I manager puntano il dito anche contro le autorità italiane “qualche Governo” – riferendosi evidentemente a quello di Matteo Renzi – “con la sollecitazione all’Enel di avviare Open Fiber, sulla base di Metroweb che, nel 2012 Tim non ebbe il coraggio di comprare, insieme a F2i”. E accendono i riflettori sulla “inquietante presenza di grandi fondi stranieri nelle due reti di accesso italiane. Un fondo, per sua natura, ha la politica delle rolling door: entra per valorizzare il proprio investimento, con Irr ben sopra il 10% annuo. In più, sulla stessa Tim incombe la più strana delle Opa, da parte di Kkr, già socio al 40% di Fibercop, la rete di Tim: Opa amichevole (come possibile?), senza limiti di tempo, senza un progetto. Separare il servizio dalla rete, significa indebolire non solo l’incumbent, ma tutto il sistema delle Tlc italiane, già superaffollato”.

L’appello va anche ai sindacati che hanno chiesto al presidente del Consiglio Mario Draghi di creare un tavolo a Palazzo Chigi e hanno convocato lo sciopero nazionale per il prossimo 23 febbraio: “C’è da augurarsi che questa volta le forze sindacali possano avere un confronto autentico col Governo, non tanto per negoziare su come contenere le ferite sociali, ma per chiedere ed ottenere il pieno recupero dell’incumbent delle Tlc in Italia”.
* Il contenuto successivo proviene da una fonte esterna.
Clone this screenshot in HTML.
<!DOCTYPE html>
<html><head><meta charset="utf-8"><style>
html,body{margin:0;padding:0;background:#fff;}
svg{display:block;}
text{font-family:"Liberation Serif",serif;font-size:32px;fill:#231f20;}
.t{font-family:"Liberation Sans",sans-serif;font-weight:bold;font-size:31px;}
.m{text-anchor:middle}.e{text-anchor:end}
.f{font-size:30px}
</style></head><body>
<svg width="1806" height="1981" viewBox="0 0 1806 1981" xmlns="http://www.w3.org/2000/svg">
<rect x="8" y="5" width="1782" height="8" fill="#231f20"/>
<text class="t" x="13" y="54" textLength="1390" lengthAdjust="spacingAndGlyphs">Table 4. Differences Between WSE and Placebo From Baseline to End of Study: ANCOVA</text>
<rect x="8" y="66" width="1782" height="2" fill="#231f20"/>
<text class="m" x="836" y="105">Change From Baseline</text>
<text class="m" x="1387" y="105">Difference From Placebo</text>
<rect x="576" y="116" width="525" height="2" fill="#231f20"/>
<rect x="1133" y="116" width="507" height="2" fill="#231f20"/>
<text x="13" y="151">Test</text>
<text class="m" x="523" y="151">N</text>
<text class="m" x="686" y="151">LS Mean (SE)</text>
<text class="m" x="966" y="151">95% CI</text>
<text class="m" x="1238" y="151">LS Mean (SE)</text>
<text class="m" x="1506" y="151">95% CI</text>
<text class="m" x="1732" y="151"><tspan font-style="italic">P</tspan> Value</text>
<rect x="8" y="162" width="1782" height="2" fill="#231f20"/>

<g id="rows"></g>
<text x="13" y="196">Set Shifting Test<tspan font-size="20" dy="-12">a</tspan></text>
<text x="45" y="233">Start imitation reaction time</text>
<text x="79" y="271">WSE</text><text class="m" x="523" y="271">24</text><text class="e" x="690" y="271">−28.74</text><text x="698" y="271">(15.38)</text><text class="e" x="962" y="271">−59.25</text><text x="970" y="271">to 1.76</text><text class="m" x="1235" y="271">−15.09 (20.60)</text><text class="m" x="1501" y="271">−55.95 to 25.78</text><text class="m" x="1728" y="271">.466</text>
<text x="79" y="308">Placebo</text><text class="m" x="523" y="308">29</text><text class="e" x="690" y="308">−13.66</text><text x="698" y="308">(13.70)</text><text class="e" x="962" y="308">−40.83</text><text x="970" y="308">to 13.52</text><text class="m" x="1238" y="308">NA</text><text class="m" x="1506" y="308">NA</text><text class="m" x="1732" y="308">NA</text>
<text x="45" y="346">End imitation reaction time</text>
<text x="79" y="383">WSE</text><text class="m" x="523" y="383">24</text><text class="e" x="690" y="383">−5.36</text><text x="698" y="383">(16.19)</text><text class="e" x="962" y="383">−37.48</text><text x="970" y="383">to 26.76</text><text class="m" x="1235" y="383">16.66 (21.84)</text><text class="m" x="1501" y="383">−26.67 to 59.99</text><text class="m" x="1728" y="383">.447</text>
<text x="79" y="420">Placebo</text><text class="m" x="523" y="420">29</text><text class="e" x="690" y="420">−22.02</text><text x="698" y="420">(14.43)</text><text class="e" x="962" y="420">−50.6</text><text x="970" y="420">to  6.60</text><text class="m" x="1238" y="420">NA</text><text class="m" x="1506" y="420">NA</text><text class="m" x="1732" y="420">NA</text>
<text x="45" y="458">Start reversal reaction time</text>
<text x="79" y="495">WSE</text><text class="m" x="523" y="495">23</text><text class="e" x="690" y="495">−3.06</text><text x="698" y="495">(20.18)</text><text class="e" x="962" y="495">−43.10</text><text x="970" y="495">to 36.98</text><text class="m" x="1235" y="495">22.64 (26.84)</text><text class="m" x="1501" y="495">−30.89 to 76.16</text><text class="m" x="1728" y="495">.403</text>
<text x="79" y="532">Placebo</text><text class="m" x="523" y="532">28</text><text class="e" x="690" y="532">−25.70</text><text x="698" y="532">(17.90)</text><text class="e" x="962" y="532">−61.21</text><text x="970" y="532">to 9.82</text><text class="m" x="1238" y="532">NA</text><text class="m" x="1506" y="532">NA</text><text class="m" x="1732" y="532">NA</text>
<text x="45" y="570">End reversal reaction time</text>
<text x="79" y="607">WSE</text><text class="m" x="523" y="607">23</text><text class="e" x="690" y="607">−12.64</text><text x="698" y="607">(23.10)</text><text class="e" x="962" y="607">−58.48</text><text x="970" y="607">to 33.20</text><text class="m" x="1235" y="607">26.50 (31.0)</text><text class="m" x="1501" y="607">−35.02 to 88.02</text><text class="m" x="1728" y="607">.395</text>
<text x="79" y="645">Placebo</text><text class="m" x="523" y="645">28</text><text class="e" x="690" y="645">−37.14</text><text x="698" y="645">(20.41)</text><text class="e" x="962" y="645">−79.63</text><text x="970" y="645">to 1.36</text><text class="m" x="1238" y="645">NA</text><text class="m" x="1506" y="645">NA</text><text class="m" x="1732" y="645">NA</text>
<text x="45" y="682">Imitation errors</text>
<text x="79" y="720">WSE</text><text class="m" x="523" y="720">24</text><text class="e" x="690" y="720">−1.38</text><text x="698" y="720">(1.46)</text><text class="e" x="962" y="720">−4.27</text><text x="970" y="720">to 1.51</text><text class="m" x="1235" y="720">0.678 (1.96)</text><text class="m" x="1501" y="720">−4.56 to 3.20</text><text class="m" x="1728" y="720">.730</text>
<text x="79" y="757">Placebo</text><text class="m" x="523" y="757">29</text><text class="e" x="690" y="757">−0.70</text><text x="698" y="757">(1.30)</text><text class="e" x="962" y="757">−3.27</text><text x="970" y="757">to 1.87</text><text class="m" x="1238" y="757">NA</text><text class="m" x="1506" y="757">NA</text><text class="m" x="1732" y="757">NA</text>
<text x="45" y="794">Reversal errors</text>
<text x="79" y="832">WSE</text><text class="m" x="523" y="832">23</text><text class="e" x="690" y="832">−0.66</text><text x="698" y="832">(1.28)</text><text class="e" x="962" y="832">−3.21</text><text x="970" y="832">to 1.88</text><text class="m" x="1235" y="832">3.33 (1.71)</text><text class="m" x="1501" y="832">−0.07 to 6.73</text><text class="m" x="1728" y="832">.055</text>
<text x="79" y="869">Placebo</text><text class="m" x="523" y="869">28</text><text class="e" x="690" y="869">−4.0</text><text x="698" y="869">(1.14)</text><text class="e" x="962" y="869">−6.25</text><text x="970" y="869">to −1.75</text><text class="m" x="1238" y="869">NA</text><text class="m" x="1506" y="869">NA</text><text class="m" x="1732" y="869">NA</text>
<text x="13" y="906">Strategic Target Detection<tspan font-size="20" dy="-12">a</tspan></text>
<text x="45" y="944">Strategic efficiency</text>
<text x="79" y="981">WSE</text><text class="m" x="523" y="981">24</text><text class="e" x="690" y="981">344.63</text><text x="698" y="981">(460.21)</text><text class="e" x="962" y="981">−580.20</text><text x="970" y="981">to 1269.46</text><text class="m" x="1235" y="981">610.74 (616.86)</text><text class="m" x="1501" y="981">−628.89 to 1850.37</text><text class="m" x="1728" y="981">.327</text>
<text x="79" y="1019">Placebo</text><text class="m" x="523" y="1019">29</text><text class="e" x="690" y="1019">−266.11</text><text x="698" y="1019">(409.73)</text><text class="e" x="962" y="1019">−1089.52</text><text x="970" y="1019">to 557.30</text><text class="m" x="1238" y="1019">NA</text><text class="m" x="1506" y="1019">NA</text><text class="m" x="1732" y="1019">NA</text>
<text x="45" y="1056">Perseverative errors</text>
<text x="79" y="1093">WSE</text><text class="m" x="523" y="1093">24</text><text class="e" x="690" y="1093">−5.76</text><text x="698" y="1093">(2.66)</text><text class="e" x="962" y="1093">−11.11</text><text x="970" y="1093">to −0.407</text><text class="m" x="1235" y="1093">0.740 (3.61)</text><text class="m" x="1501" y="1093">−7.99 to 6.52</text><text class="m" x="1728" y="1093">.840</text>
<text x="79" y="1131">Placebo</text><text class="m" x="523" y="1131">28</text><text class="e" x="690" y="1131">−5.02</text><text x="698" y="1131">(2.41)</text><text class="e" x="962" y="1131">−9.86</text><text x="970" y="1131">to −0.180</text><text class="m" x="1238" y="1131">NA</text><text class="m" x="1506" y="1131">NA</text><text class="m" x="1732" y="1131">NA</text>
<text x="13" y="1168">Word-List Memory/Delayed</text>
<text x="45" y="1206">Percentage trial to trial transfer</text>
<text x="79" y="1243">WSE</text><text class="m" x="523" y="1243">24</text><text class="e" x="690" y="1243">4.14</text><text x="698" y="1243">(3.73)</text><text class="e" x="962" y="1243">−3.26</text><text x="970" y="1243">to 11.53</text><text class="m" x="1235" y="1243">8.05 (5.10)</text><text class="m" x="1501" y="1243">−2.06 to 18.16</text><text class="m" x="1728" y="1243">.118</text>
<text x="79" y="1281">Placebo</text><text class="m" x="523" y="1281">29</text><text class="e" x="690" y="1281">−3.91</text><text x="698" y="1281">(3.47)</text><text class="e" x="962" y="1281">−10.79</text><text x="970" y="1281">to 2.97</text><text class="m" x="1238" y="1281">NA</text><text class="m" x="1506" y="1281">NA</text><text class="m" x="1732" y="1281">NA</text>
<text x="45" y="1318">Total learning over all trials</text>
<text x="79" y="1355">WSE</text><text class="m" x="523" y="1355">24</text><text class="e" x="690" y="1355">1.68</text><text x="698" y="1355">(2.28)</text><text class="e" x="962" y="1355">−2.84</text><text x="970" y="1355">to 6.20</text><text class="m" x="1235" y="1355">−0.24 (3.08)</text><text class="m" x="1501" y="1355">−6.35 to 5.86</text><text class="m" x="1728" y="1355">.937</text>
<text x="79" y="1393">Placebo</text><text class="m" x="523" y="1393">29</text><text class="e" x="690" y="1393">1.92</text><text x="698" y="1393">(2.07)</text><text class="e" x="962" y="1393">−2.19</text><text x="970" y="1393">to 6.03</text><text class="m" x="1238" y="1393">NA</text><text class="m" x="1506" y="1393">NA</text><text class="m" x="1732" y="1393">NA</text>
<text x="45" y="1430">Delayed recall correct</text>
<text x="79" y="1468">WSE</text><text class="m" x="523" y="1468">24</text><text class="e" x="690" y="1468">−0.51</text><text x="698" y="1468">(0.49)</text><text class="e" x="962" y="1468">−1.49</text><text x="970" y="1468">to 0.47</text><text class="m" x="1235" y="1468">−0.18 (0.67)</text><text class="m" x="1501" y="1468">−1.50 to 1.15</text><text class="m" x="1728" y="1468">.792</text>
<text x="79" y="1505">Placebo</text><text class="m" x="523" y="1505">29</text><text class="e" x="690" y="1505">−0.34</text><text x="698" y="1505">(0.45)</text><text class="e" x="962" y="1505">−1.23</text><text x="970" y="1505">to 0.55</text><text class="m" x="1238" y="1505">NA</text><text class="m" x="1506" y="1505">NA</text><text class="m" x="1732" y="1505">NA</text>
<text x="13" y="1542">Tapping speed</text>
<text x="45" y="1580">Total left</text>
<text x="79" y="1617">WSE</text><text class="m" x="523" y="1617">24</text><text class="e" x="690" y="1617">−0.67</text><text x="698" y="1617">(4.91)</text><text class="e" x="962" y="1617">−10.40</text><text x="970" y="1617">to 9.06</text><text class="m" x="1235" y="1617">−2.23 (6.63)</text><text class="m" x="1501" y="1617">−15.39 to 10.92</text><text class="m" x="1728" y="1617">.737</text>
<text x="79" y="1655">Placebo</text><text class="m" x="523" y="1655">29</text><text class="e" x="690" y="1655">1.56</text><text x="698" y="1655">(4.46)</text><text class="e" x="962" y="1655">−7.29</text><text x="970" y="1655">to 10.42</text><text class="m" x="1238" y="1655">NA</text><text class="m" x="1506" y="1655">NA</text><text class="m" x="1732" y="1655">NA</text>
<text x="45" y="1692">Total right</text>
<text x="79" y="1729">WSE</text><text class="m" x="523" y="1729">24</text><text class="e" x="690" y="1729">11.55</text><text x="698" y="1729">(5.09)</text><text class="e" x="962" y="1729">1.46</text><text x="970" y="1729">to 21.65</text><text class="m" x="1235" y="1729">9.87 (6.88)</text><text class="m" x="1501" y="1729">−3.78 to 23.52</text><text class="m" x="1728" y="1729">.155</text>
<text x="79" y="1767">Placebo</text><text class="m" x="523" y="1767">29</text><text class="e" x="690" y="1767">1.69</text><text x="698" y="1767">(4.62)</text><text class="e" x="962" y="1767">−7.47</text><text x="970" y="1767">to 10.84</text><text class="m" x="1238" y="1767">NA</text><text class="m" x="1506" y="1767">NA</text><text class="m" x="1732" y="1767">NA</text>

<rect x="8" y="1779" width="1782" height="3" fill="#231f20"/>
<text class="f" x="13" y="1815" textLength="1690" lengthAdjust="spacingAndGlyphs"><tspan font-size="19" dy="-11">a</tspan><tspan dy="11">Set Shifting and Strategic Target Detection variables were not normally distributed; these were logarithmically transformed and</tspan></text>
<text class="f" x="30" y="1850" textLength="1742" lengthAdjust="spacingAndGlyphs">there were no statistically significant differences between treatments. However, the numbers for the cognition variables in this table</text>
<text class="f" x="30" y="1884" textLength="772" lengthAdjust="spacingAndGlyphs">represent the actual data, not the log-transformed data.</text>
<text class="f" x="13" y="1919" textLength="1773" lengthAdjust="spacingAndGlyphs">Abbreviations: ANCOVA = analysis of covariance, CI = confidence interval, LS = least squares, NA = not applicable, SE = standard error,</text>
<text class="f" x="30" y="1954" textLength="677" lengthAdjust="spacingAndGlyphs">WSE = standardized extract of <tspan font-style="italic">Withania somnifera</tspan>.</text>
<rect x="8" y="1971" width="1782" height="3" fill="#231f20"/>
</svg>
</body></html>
Per concludere “siamo del fermo parere che oggi il Governo debba dare grandissima attenzione all’industria delle Tlc del nostro Paese. Il successo della trasformazione digitale, e quindi del Pnrr, dipende dalla salute e dalla solidità del sistema Tlc, a partire da Tim. Le reti di accesso e i servizi di connettività sono la spina dorsale dell’economia digitale di oggi e ancor più del futuro”.